■ **What is needed**: Reproduce all the lines exactly as they stand, apart from the pictures.
***** Records for the exercise *****
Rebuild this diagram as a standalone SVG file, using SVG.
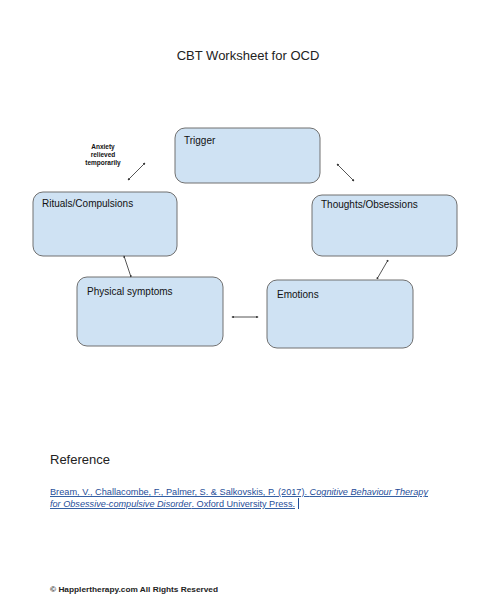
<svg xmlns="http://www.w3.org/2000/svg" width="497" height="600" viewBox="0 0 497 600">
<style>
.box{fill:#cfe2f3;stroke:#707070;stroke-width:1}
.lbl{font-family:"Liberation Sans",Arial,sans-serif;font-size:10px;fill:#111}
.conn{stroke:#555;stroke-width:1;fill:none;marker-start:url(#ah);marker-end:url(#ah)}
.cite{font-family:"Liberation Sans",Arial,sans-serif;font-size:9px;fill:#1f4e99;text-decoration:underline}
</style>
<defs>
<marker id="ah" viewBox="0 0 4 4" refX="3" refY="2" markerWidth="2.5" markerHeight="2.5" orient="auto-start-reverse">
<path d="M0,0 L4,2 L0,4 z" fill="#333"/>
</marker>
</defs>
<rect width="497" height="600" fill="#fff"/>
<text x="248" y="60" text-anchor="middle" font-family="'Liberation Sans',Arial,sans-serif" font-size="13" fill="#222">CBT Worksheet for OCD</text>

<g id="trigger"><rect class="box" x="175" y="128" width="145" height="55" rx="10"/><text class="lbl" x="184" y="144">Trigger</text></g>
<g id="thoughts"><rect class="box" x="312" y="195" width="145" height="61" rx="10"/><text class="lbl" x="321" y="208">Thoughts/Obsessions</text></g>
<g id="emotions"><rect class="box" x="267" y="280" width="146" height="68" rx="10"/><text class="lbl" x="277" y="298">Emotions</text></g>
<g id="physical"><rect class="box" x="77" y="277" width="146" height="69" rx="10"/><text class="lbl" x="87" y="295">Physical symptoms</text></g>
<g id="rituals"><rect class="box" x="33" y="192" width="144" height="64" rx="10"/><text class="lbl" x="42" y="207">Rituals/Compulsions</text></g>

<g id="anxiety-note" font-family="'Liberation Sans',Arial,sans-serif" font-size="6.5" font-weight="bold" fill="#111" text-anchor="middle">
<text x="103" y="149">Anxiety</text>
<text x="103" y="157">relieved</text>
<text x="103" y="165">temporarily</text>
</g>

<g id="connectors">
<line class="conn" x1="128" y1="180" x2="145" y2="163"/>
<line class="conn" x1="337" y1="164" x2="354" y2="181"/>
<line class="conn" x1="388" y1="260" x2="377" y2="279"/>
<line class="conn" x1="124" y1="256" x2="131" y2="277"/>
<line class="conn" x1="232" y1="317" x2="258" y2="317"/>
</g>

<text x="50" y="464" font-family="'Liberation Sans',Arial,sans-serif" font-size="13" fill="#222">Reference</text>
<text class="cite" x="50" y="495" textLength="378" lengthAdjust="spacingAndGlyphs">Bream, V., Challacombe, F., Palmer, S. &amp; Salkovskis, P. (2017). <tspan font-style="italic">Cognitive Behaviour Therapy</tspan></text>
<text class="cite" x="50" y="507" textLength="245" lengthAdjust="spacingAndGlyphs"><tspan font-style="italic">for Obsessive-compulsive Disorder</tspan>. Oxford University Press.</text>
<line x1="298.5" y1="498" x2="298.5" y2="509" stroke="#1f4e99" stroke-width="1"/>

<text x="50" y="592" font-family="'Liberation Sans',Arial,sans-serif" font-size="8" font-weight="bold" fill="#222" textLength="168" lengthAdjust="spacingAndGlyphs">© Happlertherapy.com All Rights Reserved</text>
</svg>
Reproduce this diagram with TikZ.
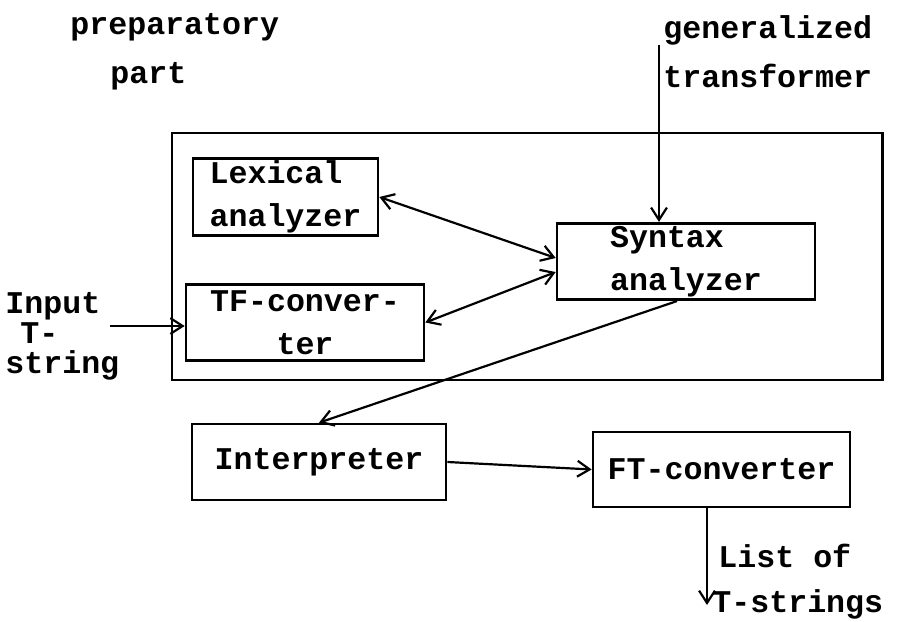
*****
■ **Written response**:
Rebuild this diagram as a standalone SVG file, using SVG.
<svg xmlns="http://www.w3.org/2000/svg" width="497" height="600" viewBox="0 0 497 600">
<style>
.box{fill:#cfe2f3;stroke:#707070;stroke-width:1}
.lbl{font-family:"Liberation Sans",Arial,sans-serif;font-size:10px;fill:#111}
.conn{stroke:#555;stroke-width:1;fill:none;marker-start:url(#ah);marker-end:url(#ah)}
.cite{font-family:"Liberation Sans",Arial,sans-serif;font-size:9px;fill:#1f4e99;text-decoration:underline}
</style>
<defs>
<marker id="ah" viewBox="0 0 4 4" refX="3" refY="2" markerWidth="2.5" markerHeight="2.5" orient="auto-start-reverse">
<path d="M0,0 L4,2 L0,4 z" fill="#333"/>
</marker>
</defs>
<rect width="497" height="600" fill="#fff"/>
<text x="248" y="60" text-anchor="middle" font-family="'Liberation Sans',Arial,sans-serif" font-size="13" fill="#222">CBT Worksheet for OCD</text>

<g id="trigger"><rect class="box" x="175" y="128" width="145" height="55" rx="10"/><text class="lbl" x="184" y="144">Trigger</text></g>
<g id="thoughts"><rect class="box" x="312" y="195" width="145" height="61" rx="10"/><text class="lbl" x="321" y="208">Thoughts/Obsessions</text></g>
<g id="emotions"><rect class="box" x="267" y="280" width="146" height="68" rx="10"/><text class="lbl" x="277" y="298">Emotions</text></g>
<g id="physical"><rect class="box" x="77" y="277" width="146" height="69" rx="10"/><text class="lbl" x="87" y="295">Physical symptoms</text></g>
<g id="rituals"><rect class="box" x="33" y="192" width="144" height="64" rx="10"/><text class="lbl" x="42" y="207">Rituals/Compulsions</text></g>

<g id="anxiety-note" font-family="'Liberation Sans',Arial,sans-serif" font-size="6.5" font-weight="bold" fill="#111" text-anchor="middle">
<text x="103" y="149">Anxiety</text>
<text x="103" y="157">relieved</text>
<text x="103" y="165">temporarily</text>
</g>

<g id="connectors">
<line class="conn" x1="128" y1="180" x2="145" y2="163"/>
<line class="conn" x1="337" y1="164" x2="354" y2="181"/>
<line class="conn" x1="388" y1="260" x2="377" y2="279"/>
<line class="conn" x1="124" y1="256" x2="131" y2="277"/>
<line class="conn" x1="232" y1="317" x2="258" y2="317"/>
</g>

<text x="50" y="464" font-family="'Liberation Sans',Arial,sans-serif" font-size="13" fill="#222">Reference</text>
<text class="cite" x="50" y="495" textLength="378" lengthAdjust="spacingAndGlyphs">Bream, V., Challacombe, F., Palmer, S. &amp; Salkovskis, P. (2017). <tspan font-style="italic">Cognitive Behaviour Therapy</tspan></text>
<text class="cite" x="50" y="507" textLength="245" lengthAdjust="spacingAndGlyphs"><tspan font-style="italic">for Obsessive-compulsive Disorder</tspan>. Oxford University Press.</text>
<line x1="298.5" y1="498" x2="298.5" y2="509" stroke="#1f4e99" stroke-width="1"/>

<text x="50" y="592" font-family="'Liberation Sans',Arial,sans-serif" font-size="8" font-weight="bold" fill="#222" textLength="168" lengthAdjust="spacingAndGlyphs">© Happlertherapy.com All Rights Reserved</text>
</svg>
Reproduce this diagram with TikZ.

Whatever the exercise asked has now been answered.